▸ **Direction**:
Repeat every line below exactly as it reads.

▸ **Data excerpt**:
▬▬▬▬▬▬▬▬▬▬

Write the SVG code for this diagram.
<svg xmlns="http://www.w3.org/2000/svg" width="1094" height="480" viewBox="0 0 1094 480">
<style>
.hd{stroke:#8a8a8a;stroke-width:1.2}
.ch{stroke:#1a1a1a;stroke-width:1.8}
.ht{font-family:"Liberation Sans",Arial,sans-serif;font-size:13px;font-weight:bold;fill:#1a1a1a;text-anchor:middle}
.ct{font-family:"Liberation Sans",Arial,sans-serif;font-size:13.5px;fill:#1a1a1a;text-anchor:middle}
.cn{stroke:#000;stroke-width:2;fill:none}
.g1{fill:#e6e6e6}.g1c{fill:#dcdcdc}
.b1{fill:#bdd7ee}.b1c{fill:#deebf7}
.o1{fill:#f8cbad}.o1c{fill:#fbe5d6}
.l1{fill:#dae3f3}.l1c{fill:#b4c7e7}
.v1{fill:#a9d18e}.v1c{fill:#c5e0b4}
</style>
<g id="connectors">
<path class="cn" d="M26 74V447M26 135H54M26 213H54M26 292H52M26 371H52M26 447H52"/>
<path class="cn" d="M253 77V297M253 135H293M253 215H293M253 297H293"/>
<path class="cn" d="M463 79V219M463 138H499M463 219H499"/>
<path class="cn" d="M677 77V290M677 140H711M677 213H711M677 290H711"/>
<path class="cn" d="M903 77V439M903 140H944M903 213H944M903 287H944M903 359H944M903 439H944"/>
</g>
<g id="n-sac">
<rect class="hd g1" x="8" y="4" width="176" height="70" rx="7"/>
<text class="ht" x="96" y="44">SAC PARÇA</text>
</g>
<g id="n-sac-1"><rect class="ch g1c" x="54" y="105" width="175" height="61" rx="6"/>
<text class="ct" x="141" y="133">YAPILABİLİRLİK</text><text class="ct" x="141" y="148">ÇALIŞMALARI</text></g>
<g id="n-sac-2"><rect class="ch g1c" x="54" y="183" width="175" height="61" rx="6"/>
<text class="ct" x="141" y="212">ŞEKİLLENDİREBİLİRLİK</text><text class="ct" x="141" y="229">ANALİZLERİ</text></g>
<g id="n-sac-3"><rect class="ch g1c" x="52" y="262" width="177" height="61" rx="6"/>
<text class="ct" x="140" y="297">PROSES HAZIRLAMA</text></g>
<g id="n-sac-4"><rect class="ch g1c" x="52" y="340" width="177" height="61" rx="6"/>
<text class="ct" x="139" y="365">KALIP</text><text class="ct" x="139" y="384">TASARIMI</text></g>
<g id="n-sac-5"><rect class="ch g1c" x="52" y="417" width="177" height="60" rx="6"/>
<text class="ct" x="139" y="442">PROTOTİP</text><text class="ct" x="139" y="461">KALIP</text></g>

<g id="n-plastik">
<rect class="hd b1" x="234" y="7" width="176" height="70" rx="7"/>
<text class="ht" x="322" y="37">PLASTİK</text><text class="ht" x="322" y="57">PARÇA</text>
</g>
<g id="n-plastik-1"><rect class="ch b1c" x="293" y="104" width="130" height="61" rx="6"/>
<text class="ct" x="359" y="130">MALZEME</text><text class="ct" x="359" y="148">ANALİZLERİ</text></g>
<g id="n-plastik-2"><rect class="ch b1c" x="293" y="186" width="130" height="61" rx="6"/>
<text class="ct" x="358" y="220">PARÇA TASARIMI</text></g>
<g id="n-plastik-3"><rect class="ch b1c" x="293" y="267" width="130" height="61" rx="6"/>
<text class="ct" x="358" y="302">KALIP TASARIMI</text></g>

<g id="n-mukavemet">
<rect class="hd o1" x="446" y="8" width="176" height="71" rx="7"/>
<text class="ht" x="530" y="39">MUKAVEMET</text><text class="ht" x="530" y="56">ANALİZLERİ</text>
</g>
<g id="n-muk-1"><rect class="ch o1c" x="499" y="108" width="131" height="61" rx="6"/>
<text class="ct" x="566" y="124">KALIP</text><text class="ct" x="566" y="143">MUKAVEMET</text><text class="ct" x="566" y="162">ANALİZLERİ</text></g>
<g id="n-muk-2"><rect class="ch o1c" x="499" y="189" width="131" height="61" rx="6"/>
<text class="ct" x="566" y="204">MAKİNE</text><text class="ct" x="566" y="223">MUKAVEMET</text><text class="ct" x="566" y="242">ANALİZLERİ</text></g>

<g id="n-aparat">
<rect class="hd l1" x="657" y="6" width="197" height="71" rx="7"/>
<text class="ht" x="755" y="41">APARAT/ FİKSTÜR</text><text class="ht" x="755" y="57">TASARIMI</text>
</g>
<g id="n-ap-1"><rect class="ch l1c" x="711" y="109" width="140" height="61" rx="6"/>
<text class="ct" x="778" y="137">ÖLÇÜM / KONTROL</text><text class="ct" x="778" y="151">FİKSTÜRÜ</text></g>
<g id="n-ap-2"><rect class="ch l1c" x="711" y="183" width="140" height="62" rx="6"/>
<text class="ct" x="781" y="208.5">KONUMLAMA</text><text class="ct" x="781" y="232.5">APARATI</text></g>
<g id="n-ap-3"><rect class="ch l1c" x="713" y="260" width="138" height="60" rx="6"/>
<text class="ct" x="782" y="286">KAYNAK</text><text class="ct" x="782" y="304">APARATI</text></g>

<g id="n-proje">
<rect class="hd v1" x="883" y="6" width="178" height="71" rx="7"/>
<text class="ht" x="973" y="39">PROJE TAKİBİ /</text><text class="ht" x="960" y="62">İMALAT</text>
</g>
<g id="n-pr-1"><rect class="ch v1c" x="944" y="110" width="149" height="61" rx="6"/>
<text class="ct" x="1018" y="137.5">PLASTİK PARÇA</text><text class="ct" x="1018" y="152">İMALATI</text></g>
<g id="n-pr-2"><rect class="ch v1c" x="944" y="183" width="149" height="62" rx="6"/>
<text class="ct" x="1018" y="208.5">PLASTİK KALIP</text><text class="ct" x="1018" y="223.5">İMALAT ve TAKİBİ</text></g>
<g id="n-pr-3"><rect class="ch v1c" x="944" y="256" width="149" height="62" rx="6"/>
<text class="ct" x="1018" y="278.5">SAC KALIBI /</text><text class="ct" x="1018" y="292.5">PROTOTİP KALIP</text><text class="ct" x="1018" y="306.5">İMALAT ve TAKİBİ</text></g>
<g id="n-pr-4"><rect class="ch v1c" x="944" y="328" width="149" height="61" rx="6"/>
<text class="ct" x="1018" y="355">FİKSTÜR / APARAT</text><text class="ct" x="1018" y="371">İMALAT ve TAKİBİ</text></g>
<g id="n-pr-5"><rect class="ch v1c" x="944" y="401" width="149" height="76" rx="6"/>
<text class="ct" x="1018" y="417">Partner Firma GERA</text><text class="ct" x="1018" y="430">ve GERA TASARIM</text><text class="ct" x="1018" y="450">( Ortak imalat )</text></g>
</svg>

▬▬▬▬▬▬▬▬▬▬

▸ **Exercise response**:
Write the SVG code for this diagram.
<svg xmlns="http://www.w3.org/2000/svg" width="1094" height="480" viewBox="0 0 1094 480">
<style>
.hd{stroke:#8a8a8a;stroke-width:1.2}
.ch{stroke:#1a1a1a;stroke-width:1.8}
.ht{font-family:"Liberation Sans",Arial,sans-serif;font-size:13px;font-weight:bold;fill:#1a1a1a;text-anchor:middle}
.ct{font-family:"Liberation Sans",Arial,sans-serif;font-size:13.5px;fill:#1a1a1a;text-anchor:middle}
.cn{stroke:#000;stroke-width:2;fill:none}
.g1{fill:#e6e6e6}.g1c{fill:#dcdcdc}
.b1{fill:#bdd7ee}.b1c{fill:#deebf7}
.o1{fill:#f8cbad}.o1c{fill:#fbe5d6}
.l1{fill:#dae3f3}.l1c{fill:#b4c7e7}
.v1{fill:#a9d18e}.v1c{fill:#c5e0b4}
</style>
<g id="connectors">
<path class="cn" d="M26 74V447M26 135H54M26 213H54M26 292H52M26 371H52M26 447H52"/>
<path class="cn" d="M253 77V297M253 135H293M253 215H293M253 297H293"/>
<path class="cn" d="M463 79V219M463 138H499M463 219H499"/>
<path class="cn" d="M677 77V290M677 140H711M677 213H711M677 290H711"/>
<path class="cn" d="M903 77V439M903 140H944M903 213H944M903 287H944M903 359H944M903 439H944"/>
</g>
<g id="n-sac">
<rect class="hd g1" x="8" y="4" width="176" height="70" rx="7"/>
<text class="ht" x="96" y="44">SAC PARÇA</text>
</g>
<g id="n-sac-1"><rect class="ch g1c" x="54" y="105" width="175" height="61" rx="6"/>
<text class="ct" x="141" y="133">YAPILABİLİRLİK</text><text class="ct" x="141" y="148">ÇALIŞMALARI</text></g>
<g id="n-sac-2"><rect class="ch g1c" x="54" y="183" width="175" height="61" rx="6"/>
<text class="ct" x="141" y="212">ŞEKİLLENDİREBİLİRLİK</text><text class="ct" x="141" y="229">ANALİZLERİ</text></g>
<g id="n-sac-3"><rect class="ch g1c" x="52" y="262" width="177" height="61" rx="6"/>
<text class="ct" x="140" y="297">PROSES HAZIRLAMA</text></g>
<g id="n-sac-4"><rect class="ch g1c" x="52" y="340" width="177" height="61" rx="6"/>
<text class="ct" x="139" y="365">KALIP</text><text class="ct" x="139" y="384">TASARIMI</text></g>
<g id="n-sac-5"><rect class="ch g1c" x="52" y="417" width="177" height="60" rx="6"/>
<text class="ct" x="139" y="442">PROTOTİP</text><text class="ct" x="139" y="461">KALIP</text></g>

<g id="n-plastik">
<rect class="hd b1" x="234" y="7" width="176" height="70" rx="7"/>
<text class="ht" x="322" y="37">PLASTİK</text><text class="ht" x="322" y="57">PARÇA</text>
</g>
<g id="n-plastik-1"><rect class="ch b1c" x="293" y="104" width="130" height="61" rx="6"/>
<text class="ct" x="359" y="130">MALZEME</text><text class="ct" x="359" y="148">ANALİZLERİ</text></g>
<g id="n-plastik-2"><rect class="ch b1c" x="293" y="186" width="130" height="61" rx="6"/>
<text class="ct" x="358" y="220">PARÇA TASARIMI</text></g>
<g id="n-plastik-3"><rect class="ch b1c" x="293" y="267" width="130" height="61" rx="6"/>
<text class="ct" x="358" y="302">KALIP TASARIMI</text></g>

<g id="n-mukavemet">
<rect class="hd o1" x="446" y="8" width="176" height="71" rx="7"/>
<text class="ht" x="530" y="39">MUKAVEMET</text><text class="ht" x="530" y="56">ANALİZLERİ</text>
</g>
<g id="n-muk-1"><rect class="ch o1c" x="499" y="108" width="131" height="61" rx="6"/>
<text class="ct" x="566" y="124">KALIP</text><text class="ct" x="566" y="143">MUKAVEMET</text><text class="ct" x="566" y="162">ANALİZLERİ</text></g>
<g id="n-muk-2"><rect class="ch o1c" x="499" y="189" width="131" height="61" rx="6"/>
<text class="ct" x="566" y="204">MAKİNE</text><text class="ct" x="566" y="223">MUKAVEMET</text><text class="ct" x="566" y="242">ANALİZLERİ</text></g>

<g id="n-aparat">
<rect class="hd l1" x="657" y="6" width="197" height="71" rx="7"/>
<text class="ht" x="755" y="41">APARAT/ FİKSTÜR</text><text class="ht" x="755" y="57">TASARIMI</text>
</g>
<g id="n-ap-1"><rect class="ch l1c" x="711" y="109" width="140" height="61" rx="6"/>
<text class="ct" x="778" y="137">ÖLÇÜM / KONTROL</text><text class="ct" x="778" y="151">FİKSTÜRÜ</text></g>
<g id="n-ap-2"><rect class="ch l1c" x="711" y="183" width="140" height="62" rx="6"/>
<text class="ct" x="781" y="208.5">KONUMLAMA</text><text class="ct" x="781" y="232.5">APARATI</text></g>
<g id="n-ap-3"><rect class="ch l1c" x="713" y="260" width="138" height="60" rx="6"/>
<text class="ct" x="782" y="286">KAYNAK</text><text class="ct" x="782" y="304">APARATI</text></g>

<g id="n-proje">
<rect class="hd v1" x="883" y="6" width="178" height="71" rx="7"/>
<text class="ht" x="973" y="39">PROJE TAKİBİ /</text><text class="ht" x="960" y="62">İMALAT</text>
</g>
<g id="n-pr-1"><rect class="ch v1c" x="944" y="110" width="149" height="61" rx="6"/>
<text class="ct" x="1018" y="137.5">PLASTİK PARÇA</text><text class="ct" x="1018" y="152">İMALATI</text></g>
<g id="n-pr-2"><rect class="ch v1c" x="944" y="183" width="149" height="62" rx="6"/>
<text class="ct" x="1018" y="208.5">PLASTİK KALIP</text><text class="ct" x="1018" y="223.5">İMALAT ve TAKİBİ</text></g>
<g id="n-pr-3"><rect class="ch v1c" x="944" y="256" width="149" height="62" rx="6"/>
<text class="ct" x="1018" y="278.5">SAC KALIBI /</text><text class="ct" x="1018" y="292.5">PROTOTİP KALIP</text><text class="ct" x="1018" y="306.5">İMALAT ve TAKİBİ</text></g>
<g id="n-pr-4"><rect class="ch v1c" x="944" y="328" width="149" height="61" rx="6"/>
<text class="ct" x="1018" y="355">FİKSTÜR / APARAT</text><text class="ct" x="1018" y="371">İMALAT ve TAKİBİ</text></g>
<g id="n-pr-5"><rect class="ch v1c" x="944" y="401" width="149" height="76" rx="6"/>
<text class="ct" x="1018" y="417">Partner Firma GERA</text><text class="ct" x="1018" y="430">ve GERA TASARIM</text><text class="ct" x="1018" y="450">( Ortak imalat )</text></g>
</svg>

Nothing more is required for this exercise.